_SOURCE EXCERPT:_
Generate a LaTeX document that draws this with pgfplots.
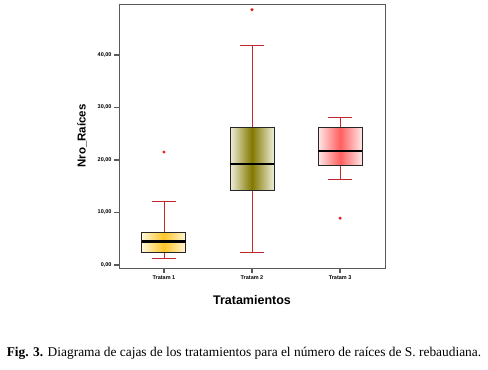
\documentclass[border=0pt]{standalone}
\usepackage{pgfplots}
\pgfplotsset{compat=1.18}
\usepgfplotslibrary{statistics}
\usepackage{fontspec}
\setmainfont{Liberation Sans}
\newfontfamily\capfont{Liberation Serif}
\definecolor{whisk}{HTML}{C0282D}
\definecolor{frame}{HTML}{5A5A5A}
\definecolor{goldC}{RGB}{255,198,40}
\definecolor{goldE}{RGB}{255,246,215}
\definecolor{oliveC}{RGB}{130,120,0}
\definecolor{oliveE}{RGB}{238,238,218}
\definecolor{pinkC}{RGB}{255,95,95}
\definecolor{pinkE}{RGB}{255,232,232}
\definecolor{outl}{RGB}{230,20,20}
\begin{document}
\begin{tikzpicture}
\useasboundingbox (0pt,0pt) rectangle (488pt,370pt);
\begin{axis}[
  at={(119pt,102pt)}, anchor=south west,
  scale only axis, width=266pt, height=264pt,
  xmin=0.49, xmax=3.51, ymin=-0.6, ymax=49.7,
  axis line style={draw=frame, line width=0.9pt},
  xtick={1,2,3}, xticklabels={Tratam 1,Tratam 2,Tratam 3},
  ytick={0,10,20,30,40}, yticklabels={{0,00},{10,00},{20,00},{30,00},{40,00}},
  tick align=outside, major tick length=5pt,
  xtick style={draw=frame, line width=1.2pt},
  ytick style={draw=frame, line width=1.6pt},
  xtick pos=bottom, ytick pos=left,
  ticklabel style={font=\fontsize{5.5}{6}\selectfont\bfseries},
  xticklabel style={yshift=1pt},
  yticklabel style={xshift=1pt},
  xlabel={Tratamientos}, ylabel={Nro\_Raíces},
  xlabel style={font=\fontsize{12.5}{14}\selectfont\bfseries, at={(axis description cs:0.5,0)}, anchor=center, yshift=-32pt},
  ylabel style={font=\fontsize{11.5}{13}\selectfont\bfseries, at={(axis description cs:0,0.5)}, anchor=center, yshift=37pt},
  boxplot/draw direction=y,
  boxplot/every whisker/.style={draw=whisk, line width=0.8pt},
  boxplot/every median/.style={draw=black, line width=2.6pt},
  boxplot/box extend=0.5,
  boxplot/whisker extend=0.28,
]
\addplot[boxplot prepared={lower whisker=1.3, lower quartile=2.3, median=4.4, upper quartile=6.1, upper whisker=12.0, draw position=1},
  boxplot/every box/.style={draw=black!85, line width=0.9pt, left color=goldE, right color=goldE, middle color=goldC},
  mark=*, mark size=1.3pt, mark options={fill=outl, draw=outl}]
  table[row sep=\\, y index=0]{data\\ 21.5\\};
\addplot[boxplot prepared={lower whisker=2.3, lower quartile=14.1, median=19.2, upper quartile=26.1, upper whisker=41.9, draw position=2},
  boxplot/every box/.style={draw=black!85, line width=0.9pt, left color=oliveE, right color=oliveE, middle color=oliveC},
  mark=*, mark size=1.3pt, mark options={fill=outl, draw=outl}]
  table[row sep=\\, y index=0]{data\\ 48.6\\};
\addplot[boxplot prepared={lower whisker=16.2, lower quartile=19.0, median=21.7, upper quartile=26.1, upper whisker=28.0, draw position=3},
  boxplot/every box/.style={draw=black!85, line width=0.9pt, left color=pinkE, right color=pinkE, middle color=pinkC},
  mark=*, mark size=1.3pt, mark options={fill=outl, draw=outl}]
  table[row sep=\\, y index=0]{data\\ 8.9\\};
\end{axis}
\node at (244pt,17pt) {\capfont\fontsize{13.4}{15}\selectfont\textbf{Fig. 3.} Diagrama de cajas de los tratamientos para el número de raíces de S. rebaudiana.};
\end{tikzpicture}
\end{document}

_EXERCISE REQUIREMENTS:_
Leaving the pictures aside, transcribe the entire listing exactly.

_RESULT OF THE TASK:_
Generate a LaTeX document that draws this with pgfplots.
\documentclass[border=0pt]{standalone}
\usepackage{pgfplots}
\pgfplotsset{compat=1.18}
\usepgfplotslibrary{statistics}
\usepackage{fontspec}
\setmainfont{Liberation Sans}
\newfontfamily\capfont{Liberation Serif}
\definecolor{whisk}{HTML}{C0282D}
\definecolor{frame}{HTML}{5A5A5A}
\definecolor{goldC}{RGB}{255,198,40}
\definecolor{goldE}{RGB}{255,246,215}
\definecolor{oliveC}{RGB}{130,120,0}
\definecolor{oliveE}{RGB}{238,238,218}
\definecolor{pinkC}{RGB}{255,95,95}
\definecolor{pinkE}{RGB}{255,232,232}
\definecolor{outl}{RGB}{230,20,20}
\begin{document}
\begin{tikzpicture}
\useasboundingbox (0pt,0pt) rectangle (488pt,370pt);
\begin{axis}[
  at={(119pt,102pt)}, anchor=south west,
  scale only axis, width=266pt, height=264pt,
  xmin=0.49, xmax=3.51, ymin=-0.6, ymax=49.7,
  axis line style={draw=frame, line width=0.9pt},
  xtick={1,2,3}, xticklabels={Tratam 1,Tratam 2,Tratam 3},
  ytick={0,10,20,30,40}, yticklabels={{0,00},{10,00},{20,00},{30,00},{40,00}},
  tick align=outside, major tick length=5pt,
  xtick style={draw=frame, line width=1.2pt},
  ytick style={draw=frame, line width=1.6pt},
  xtick pos=bottom, ytick pos=left,
  ticklabel style={font=\fontsize{5.5}{6}\selectfont\bfseries},
  xticklabel style={yshift=1pt},
  yticklabel style={xshift=1pt},
  xlabel={Tratamientos}, ylabel={Nro\_Raíces},
  xlabel style={font=\fontsize{12.5}{14}\selectfont\bfseries, at={(axis description cs:0.5,0)}, anchor=center, yshift=-32pt},
  ylabel style={font=\fontsize{11.5}{13}\selectfont\bfseries, at={(axis description cs:0,0.5)}, anchor=center, yshift=37pt},
  boxplot/draw direction=y,
  boxplot/every whisker/.style={draw=whisk, line width=0.8pt},
  boxplot/every median/.style={draw=black, line width=2.6pt},
  boxplot/box extend=0.5,
  boxplot/whisker extend=0.28,
]
\addplot[boxplot prepared={lower whisker=1.3, lower quartile=2.3, median=4.4, upper quartile=6.1, upper whisker=12.0, draw position=1},
  boxplot/every box/.style={draw=black!85, line width=0.9pt, left color=goldE, right color=goldE, middle color=goldC},
  mark=*, mark size=1.3pt, mark options={fill=outl, draw=outl}]
  table[row sep=\\, y index=0]{data\\ 21.5\\};
\addplot[boxplot prepared={lower whisker=2.3, lower quartile=14.1, median=19.2, upper quartile=26.1, upper whisker=41.9, draw position=2},
  boxplot/every box/.style={draw=black!85, line width=0.9pt, left color=oliveE, right color=oliveE, middle color=oliveC},
  mark=*, mark size=1.3pt, mark options={fill=outl, draw=outl}]
  table[row sep=\\, y index=0]{data\\ 48.6\\};
\addplot[boxplot prepared={lower whisker=16.2, lower quartile=19.0, median=21.7, upper quartile=26.1, upper whisker=28.0, draw position=3},
  boxplot/every box/.style={draw=black!85, line width=0.9pt, left color=pinkE, right color=pinkE, middle color=pinkC},
  mark=*, mark size=1.3pt, mark options={fill=outl, draw=outl}]
  table[row sep=\\, y index=0]{data\\ 8.9\\};
\end{axis}
\node at (244pt,17pt) {\capfont\fontsize{13.4}{15}\selectfont\textbf{Fig. 3.} Diagrama de cajas de los tratamientos para el número de raíces de S. rebaudiana.};
\end{tikzpicture}
\end{document}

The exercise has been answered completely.